Consider the graph of the function 𝑓(𝑥) = 1/(𝑥 + 2). What happens to the function when the value of 𝑥 approaches −2?

03:13

### Video Transcript

Consider the graph of the function 𝑓 of 𝑥 is equal to one divided by 𝑥 plus two. What happens to the function when the value of 𝑥 approaches negative two? Option (A) the value of 𝑦 approaches ∞ when 𝑥 gets closer to negative two from the positive direction and approaches negative ∞ when 𝑥 gets closer to negative two from the negative direction. Option (B) the value of 𝑦 approaches ∞ when 𝑥 gets closer to negative two from the negative direction or from the positive direction. (C) The value of 𝑦 approaches negative ∞ when 𝑥 gets closer to negative two from the negative direction or from the positive direction. Or is it option (D) the value of 𝑦 approaches negative ∞ when 𝑥 gets closer to negative two from the positive direction and approaches ∞ when 𝑥 gets closer to negative two from the negative direction?

In this question, we’re given the graph of a function 𝑓 of 𝑥 is equal to one divided by 𝑥 plus two. And since this function is the quotient of two polynomials, we can say 𝑓 of 𝑥 is a rational function. We want to determine what happens to the graph of our function as our values of 𝑥 approach negative two. And there’s a few different ways we could go about this. For example, we could determine what happens to the output of our functions around 𝑥 is equal to negative two directly by using the given function. For example, we could construct a function table with our values of 𝑥 getting closer and closer to negative two.

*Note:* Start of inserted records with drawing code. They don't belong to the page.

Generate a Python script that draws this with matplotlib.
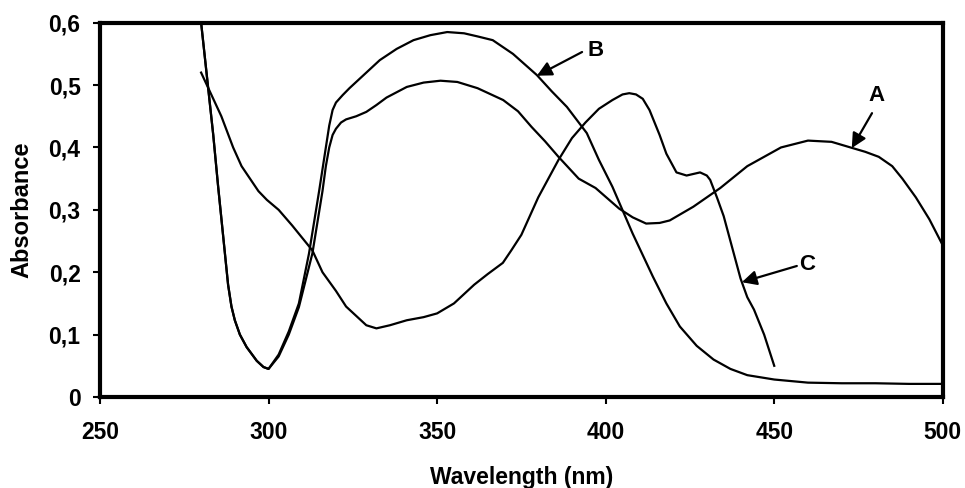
import numpy as np
import matplotlib
matplotlib.use("Agg")
import matplotlib.pyplot as plt

plt.rcParams['font.family'] = ['Liberation Sans', 'DejaVu Sans']
plt.rcParams['font.weight'] = 'bold'

# curve A
xa = [280, 281, 282, 283.6, 285, 286.5, 288, 289, 290, 291.5, 293.5, 296.5, 298.5, 300,
      303, 306, 309, 313, 316, 317, 318, 319, 320, 321.5, 323, 326,
      329, 332, 335, 341, 346, 351, 356, 362, 369.6, 374, 378, 382, 386, 392, 397, 404, 408,
      412, 416, 419, 426, 434, 442, 452, 460, 467, 472, 477, 481, 485, 488, 492, 496, 500]
ya = [0.60, 0.55, 0.50, 0.42, 0.34, 0.26, 0.18, 0.145, 0.123, 0.10, 0.08, 0.058, 0.048, 0.045,
      0.065, 0.10, 0.144, 0.23, 0.33, 0.37, 0.40, 0.42, 0.43, 0.44, 0.445, 0.45,
      0.457, 0.468, 0.48, 0.497, 0.504, 0.507, 0.505, 0.495, 0.476, 0.458, 0.433, 0.41, 0.385, 0.35, 0.335, 0.302, 0.288,
      0.278, 0.279, 0.283, 0.305, 0.335, 0.37, 0.40, 0.411, 0.409, 0.401, 0.393, 0.385, 0.37, 0.35, 0.32, 0.285, 0.243]

# curve B
xb = [280, 281, 282, 283.6, 285, 286.5, 288, 289, 290, 291.5, 293.5, 296.5, 298.5, 300,
      303, 306, 309, 312, 315, 317, 318, 319, 320, 322, 324,
      326, 329, 333, 338, 343, 348, 353, 358, 362, 366.5, 372.5, 379.6, 384, 388.5, 394.4, 398,
      402, 408, 414, 418, 422, 427, 432, 437, 442, 450, 460, 470, 480, 490, 500]
yb = [0.60, 0.55, 0.50, 0.42, 0.34, 0.26, 0.18, 0.145, 0.123, 0.10, 0.08, 0.058, 0.048, 0.045,
      0.068, 0.105, 0.15, 0.23, 0.33, 0.40, 0.435, 0.46, 0.472, 0.484, 0.495,
      0.505, 0.52, 0.54, 0.558, 0.572, 0.58, 0.585, 0.583, 0.578, 0.572, 0.55, 0.516, 0.49, 0.465, 0.423, 0.38,
      0.337, 0.262, 0.193, 0.15, 0.113, 0.082, 0.06, 0.045, 0.035, 0.028, 0.023, 0.022, 0.022, 0.021, 0.021]

# curve C
xc = [280, 283, 286, 289.5, 292, 294.5, 297, 299.5, 303, 307, 310, 313, 316, 320, 323, 326, 329, 332,
      336, 341, 346, 350, 355, 361, 365, 369.5, 372, 375, 380, 386, 390, 394, 398, 402,
      405, 407, 409, 411, 413, 416, 418, 421, 424, 428, 430, 431, 433, 435, 438, 440,
      442, 444, 447, 450]
yc = [0.52, 0.485, 0.45, 0.40, 0.37, 0.35, 0.33, 0.316, 0.30, 0.275, 0.255, 0.235, 0.20, 0.17, 0.145, 0.13, 0.115, 0.11,
      0.115, 0.123, 0.128, 0.134, 0.15, 0.18, 0.197, 0.215, 0.235, 0.26, 0.32, 0.38, 0.415, 0.44, 0.462, 0.476,
      0.485, 0.487, 0.485, 0.478, 0.46, 0.42, 0.39, 0.36, 0.355, 0.36, 0.355, 0.348, 0.32, 0.29, 0.23, 0.19,
      0.16, 0.14, 0.10, 0.05]

xticks = [250, 300, 350, 400, 450, 500]
yticks = [0, 0.1, 0.2, 0.3, 0.4, 0.5, 0.6]
ylabels = ['0', '0,1', '0,2', '0,3', '0,4', '0,5', '0,6']

fig = plt.figure(figsize=(9.65, 4.88), dpi=100)
ax = fig.add_axes([0.1036, 0.1865, 0.977 - 0.1036, 0.9535 - 0.1865])

for xs, ys in [(xa, ya), (xb, yb), (xc, yc)]:
    ax.plot(xs, ys, color='black', lw=1.6, solid_joinstyle='round')

ax.set_xlim(250, 500)
ax.set_ylim(0, 0.6)
ax.set_xticks(xticks)
ax.set_xticklabels([str(v) for v in xticks])
ax.set_yticks(yticks)
ax.set_yticklabels(ylabels)
ax.tick_params(direction='out', length=5, width=1.5, labelsize=16.5)
ax.tick_params(axis='x', pad=12)
ax.tick_params(axis='y', pad=9)
for s in ax.spines.values():
    s.set_linewidth(3)

ax.set_xlabel('Wavelength (nm)', fontsize=16.5, fontweight='bold', labelpad=16)
ax.set_ylabel('Absorbance', fontsize=17, fontweight='bold', labelpad=11)

arrow = dict(arrowstyle='-|>', color='black', lw=1.6, mutation_scale=22, shrinkA=0, shrinkB=0)
ax.annotate('', xy=(379.6, 0.515), xytext=(393, 0.553), arrowprops=arrow)
ax.text(394.5, 0.556, 'B', fontsize=16, fontweight='bold', va='center', ha='left')
ax.annotate('', xy=(440.4, 0.184), xytext=(456.7, 0.21), arrowprops=arrow)
ax.text(457.5, 0.212, 'C', fontsize=16, fontweight='bold', va='center', ha='left')
ax.annotate('', xy=(473, 0.399), xytext=(479, 0.455), arrowprops=arrow)
ax.text(480.4, 0.484, 'A', fontsize=16, fontweight='bold', va='center', ha='center')

fig.savefig('out.png', dpi=100)
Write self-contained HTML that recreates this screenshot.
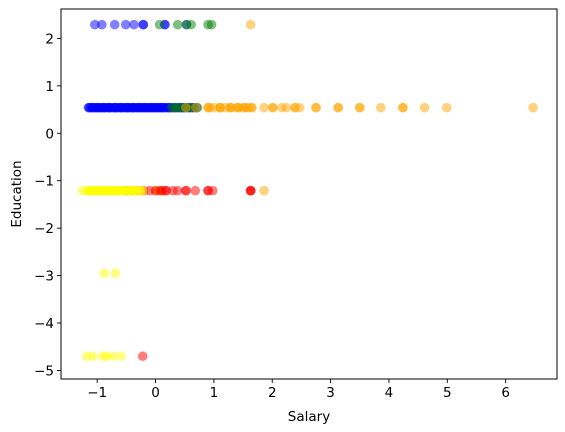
<!DOCTYPE html>
<html><head><meta charset="utf-8"><style>
html,body{margin:0;padding:0;background:#fff;}
svg{display:block;font-family:"DejaVu Sans","Liberation Sans",sans-serif;}
</style></head><body>
<svg id="chart" width="565" height="432" viewBox="0 0 565 432" xmlns="http://www.w3.org/2000/svg">
<g id="marks"></g>
<g id="axes"></g>
</svg>
<script>
const xTicks=[-1,0,1,2,3,4,5,6];
const yTicks=[2,1,0,-1,-2,-3,-4,-5];
// blue series
const blueX=[-1.04,-0.92,-0.70,-0.51,-0.37,-0.21,-0.21,0.16,0.16,0.53,
-1.15,-1.12,-1.08,-1.05,-1.02,-0.99,-0.96,-0.93,-0.90,-0.87,-0.84,-0.81,-0.78,-0.75,-0.72,-0.69,-0.66,-0.63,-0.60,-0.57,-0.54,-0.51,-0.48,-0.45,-0.42,-0.39,-0.36,-0.33,-0.30,-0.27,-0.24,-0.21,-0.18,-0.15,-0.12,-0.09,-0.06,-0.03,0.00,0.03,0.06,0.09,0.12,0.15,0.18,0.21,0.24,0.30,0.36,0.42,0.48,0.55,0.62,0.70,
-1.10,-1.00,-0.90,-0.80,-0.70,-0.60,-0.50,-0.40,-0.30,-0.20,-0.10,0.0,0.10,
-1.14,-1.06,-0.97,-0.88,-0.79,-0.68,-0.58,-0.47,-0.37,-0.26,-0.16,-0.05,0.05,0.14,0.22,0.27,0.33,0.40,0.45,0.50,0.58,0.66];
const blueY=[2.29,2.29,2.29,2.29,2.29,2.29,2.29,2.29,2.29,2.29,
0.54,0.54,0.54,0.54,0.54,0.54,0.54,0.54,0.54,0.54,0.54,0.54,0.54,0.54,0.54,0.54,0.54,0.54,0.54,0.54,0.54,0.54,0.54,0.54,0.54,0.54,0.54,0.54,0.54,0.54,0.54,0.54,0.54,0.54,0.54,0.54,0.54,0.54,0.54,0.54,0.54,0.54,0.54,0.54,0.54,0.54,0.54,0.54,0.54,0.54,0.54,0.54,0.54,0.54,
0.54,0.54,0.54,0.54,0.54,0.54,0.54,0.54,0.54,0.54,0.54,0.54,0.54,
0.54,0.54,0.54,0.54,0.54,0.54,0.54,0.54,0.54,0.54,0.54,0.54,0.54,0.54,0.54,0.54,0.54,0.54,0.54,0.54,0.54,0.54];
// green series
const greenX=[0.07,0.38,0.53,0.61,0.90,0.96,0.28,0.34,0.40,0.46,0.52,0.58,0.64,0.72];
const greenY=[2.29,2.29,2.29,2.29,2.29,2.29,0.54,0.54,0.54,0.54,0.54,0.54,0.54,0.54];
// orange series
const orangeX=[1.63,0.52,0.69,0.90,1.11,1.28,1.42,1.54,1.65,1.86,2.01,2.16,2.24,2.39,2.47,2.75,3.13,3.50,3.86,4.24,4.61,4.99,6.47,0.93,1.00,1.10,1.20,1.30,1.40,1.50,1.60,0.0,0.05,0.10,1.86,
0.90,1.11,1.28,1.42,1.54,1.65,2.01,2.39,2.75,3.13,3.50,4.24];
const orangeY=[2.29,0.54,0.54,0.54,0.54,0.54,0.54,0.54,0.54,0.54,0.54,0.54,0.54,0.54,0.54,0.54,0.54,0.54,0.54,0.54,0.54,0.54,0.54,0.54,0.54,0.54,0.54,0.54,0.54,0.54,0.54,-1.21,-1.21,-1.21,-1.21,
0.54,0.54,0.54,0.54,0.54,0.54,0.54,0.54,0.54,0.54,0.54,0.54];
// red series
const redX=[-0.50,-0.40,-0.30,-0.20,-0.10,0.0,0.08,0.12,0.18,0.18,0.30,0.38,0.52,0.52,0.68,0.90,0.90,0.98,1.63,1.63,1.63,-0.22];
const redY=[-1.21,-1.21,-1.21,-1.21,-1.21,-1.21,-1.21,-1.21,-1.21,-1.21,-1.21,-1.21,-1.21,-1.21,-1.21,-1.21,-1.21,-1.21,-1.21,-1.21,-1.21,-4.70];
// yellow series
const yellowX=[-1.25,-1.18,-1.14,-1.10,-1.06,-1.02,-0.98,-0.94,-0.90,-0.86,-0.82,-0.78,-0.74,-0.70,-0.66,-0.62,-0.58,-0.54,-0.50,-0.46,-0.42,-0.38,-0.34,-0.30,-0.26,-0.22,
-1.12,-1.04,-0.96,-0.88,-0.80,-0.72,-0.64,-0.56,-0.48,-0.40,-0.32,-1.08,-0.92,-0.76,-0.60,-0.44,
-0.88,-0.69,-1.18,-1.07,-0.90,-0.84,-0.73,-0.59];
const yellowY=[-1.21,-1.21,-1.21,-1.21,-1.21,-1.21,-1.21,-1.21,-1.21,-1.21,-1.21,-1.21,-1.21,-1.21,-1.21,-1.21,-1.21,-1.21,-1.21,-1.21,-1.21,-1.21,-1.21,-1.21,-1.21,-1.21,
-1.21,-1.21,-1.21,-1.21,-1.21,-1.21,-1.21,-1.21,-1.21,-1.21,-1.21,-1.21,-1.21,-1.21,-1.21,-1.21,
-2.95,-2.95,-4.70,-4.70,-4.70,-4.70,-4.70,-4.70];

const L=61,R=557,T=9,B=379;
const xMin=-1.62,xMax=6.88,yMin=-5.18,yMax=2.62;
function sx(v){return L+(v-xMin)/(xMax-xMin)*(R-L);}
function sy(v){return B-(v-yMin)/(yMax-yMin)*(B-T);}
const NS="http://www.w3.org/2000/svg";
const marks=document.getElementById('marks');
const axes=document.getElementById('axes');
function mk(tag,attrs,parent){const e=document.createElementNS(NS,tag);for(const k in attrs)e.setAttribute(k,attrs[k]);parent.appendChild(e);return e;}
function series(xs,ys,color,name){
  const g=mk('g',{},marks);
  
  
  for(let i=0;i<xs.length;i++){
    const c=mk('circle',{cx:sx(xs[i]),cy:sy(ys[i]),r:4.8,fill:color,'fill-opacity':0.5},g);
    
    
  }
}
series(blueX,blueY,'#0000ff','blue');
series(greenX,greenY,'#008000','green');
series(orangeX,orangeY,'#ffa500','orange');
series(redX,redY,'#ff0000','red');
series(yellowX,yellowY,'#ffff00','yellow');

const frame=mk('rect',{x:L,y:T,width:R-L,height:B-T,fill:'none',stroke:'#000','stroke-width':1},axes);


xTicks.forEach(t=>{
  const x=sx(t);
  const l=mk('line',{x1:x,x2:x,y1:B,y2:B+4,stroke:'#000','stroke-width':0.9},axes);
  
  
  const tx=mk('text',{x:x,y:B+18,'text-anchor':'middle','font-size':13.5,fill:'#000'},axes);
  tx.textContent=(t<0?'\u2212'+(-t):String(t));
  
  
});
yTicks.forEach(t=>{
  const y=sy(t);
  const l=mk('line',{x1:L-4,x2:L,y1:y,y2:y,stroke:'#000','stroke-width':0.9},axes);
  
  
  const tx=mk('text',{x:L-7,y:y+5,'text-anchor':'end','font-size':13.5,fill:'#000'},axes);
  tx.textContent=(t<0?'\u2212'+(-t):String(t));
  
  
});
const xl=mk('text',{x:(L+R)/2,y:421,'text-anchor':'middle','font-size':13.5,fill:'#000'},axes);
xl.textContent='Salary';


const yl=mk('text',{x:0,y:0,'text-anchor':'middle','font-size':13.5,fill:'#000',transform:'translate(21,'+((T+B)/2)+') rotate(-90)'},axes);
yl.textContent='Education';


</script>
</body></html>
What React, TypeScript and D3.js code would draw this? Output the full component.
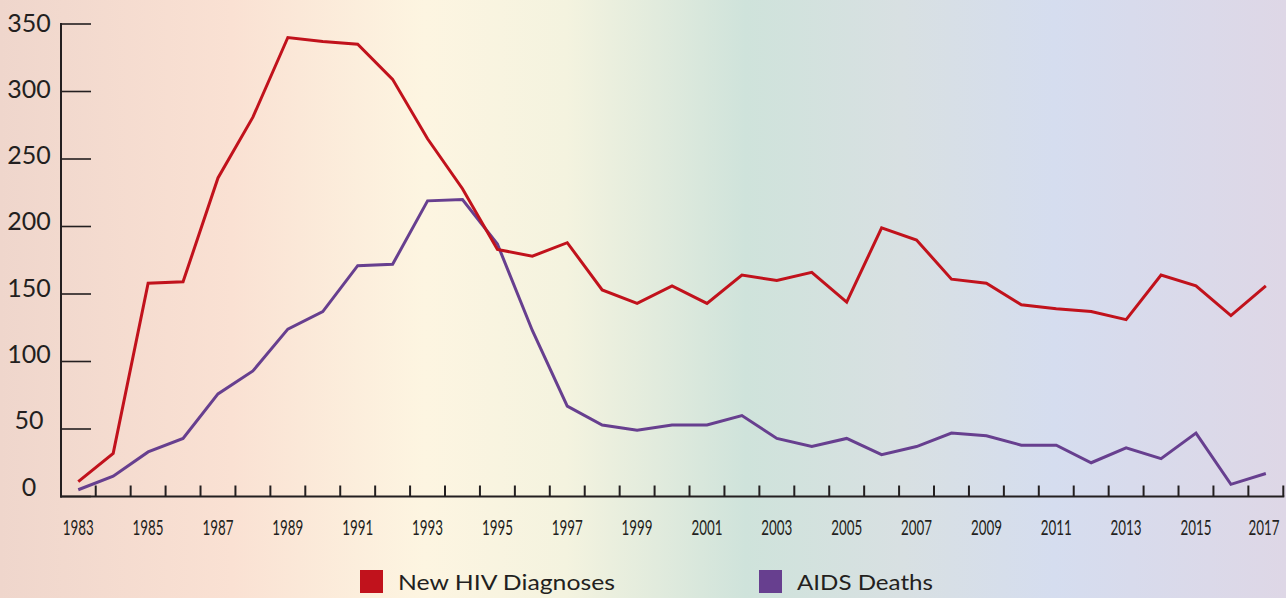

However, this is not necessary because we’re given a graph of the function. And even if we weren’t given a graph of the function, we could just sketch this graph by noting it’s a translation of the graph of one over 𝑥 two units to the left. And in the graph of a function, the 𝑥-coordinate of any point on the curve tells us the input value and the corresponding 𝑦-coordinate of this point tells us the output value of the function. So we can determine what happens to the output of this function as the values of 𝑥 approach negative two by seeing what happens to the 𝑦-coordinates of points on the curve as the input values of 𝑥 approach negative two from either direction.

To do this, let’s start by sketching the vertical line 𝑥 is equal to negative two onto the given diagram. We can see that the curve approaches this line. So this is a vertical asymptote of the function. Let’s now see what happens to the outputs of the function as 𝑥 approaches negative two from either side. Let’s start with the positive direction. And remember this is the side from the positive values of 𝑥. As our values of 𝑥 approach negative two, we can see that the output values, that’s the 𝑦-coordinates of the points on the curve, are getting larger and larger. We can in fact see that the 𝑦-coordinates are growing without bound. So, as our values of 𝑥 get closer to negative two from the positive direction, the 𝑦-values are approaching ∞.

We can do the exact same thing to determine what happens to the outputs of the function as the values of 𝑥 get closer to negative two from the negative direction. This time, the 𝑦-coordinates of the points on the curve are decreasing without bound. So they’re approaching negative ∞.

And of the four given options, we can see that this only matches option (A). The value of 𝑦 approaches ∞ when 𝑥 gets closer to negative two from the positive direction and approaches negative ∞ when 𝑥 gets closer to negative two from the negative direction.